Kwestia neutralności płciowej w nazwach stanowisk pracy pozostaje w polskim prawie niedookreślona – nie ma jednoznacznego przepisu, który nakładałby na pracodawców obowiązek stosowania neutralnych czy żeńskich form językowych w ogłoszeniach o pracę. Niemniej jednak obowiązujące normy, zwłaszcza zasada równego traktowania w zatrudnieniu oraz zakaz dyskryminacji, mogą mieć zastosowanie również na etapie formułowania ofert pracy – w tym w zakresie doboru języka.

Administracja publiczna, jako pracodawca szczególnego zaufania publicznego, ma potencjał (a być może i powinność) kształtowania standardów komunikacji zgodnych z wartościami konstytucyjnymi, w tym równością kobiet i mężczyzn w dostępie do służby publicznej. Jednocześnie należy dostrzec, że samo wprowadzenie sztywnych regulacji językowych nie musi prowadzić do rzeczywistego zwiększenia równości – może wręcz wywołać opór i skupić uwagę na formie, nie treści.
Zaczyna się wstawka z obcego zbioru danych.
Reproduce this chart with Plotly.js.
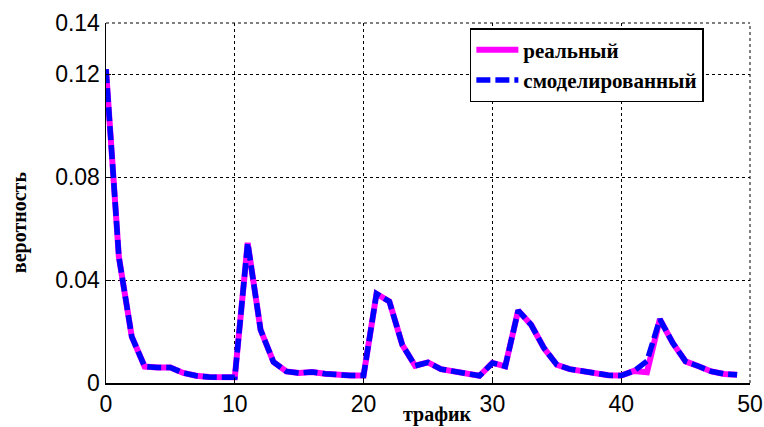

Z perspektywy legislacyjnej bardziej pożądanym rozwiązaniem wydaje się więc nie tyle stanowienie nowych obowiązków, co opracowanie czytelnych i praktycznych wytycznych – wspartych dobrymi praktykami i przykładami inkluzywnego języka – które pomogą pracodawcom dostosować sposób komunikowania się do współczesnych oczekiwań społecznych, bez nadmiernego formalizmu. Neutralność językowa nie powinna być postrzegana jako cel sam w sobie, lecz jako jeden z możliwych środków realizacji zasady równości szans na rynku pracy.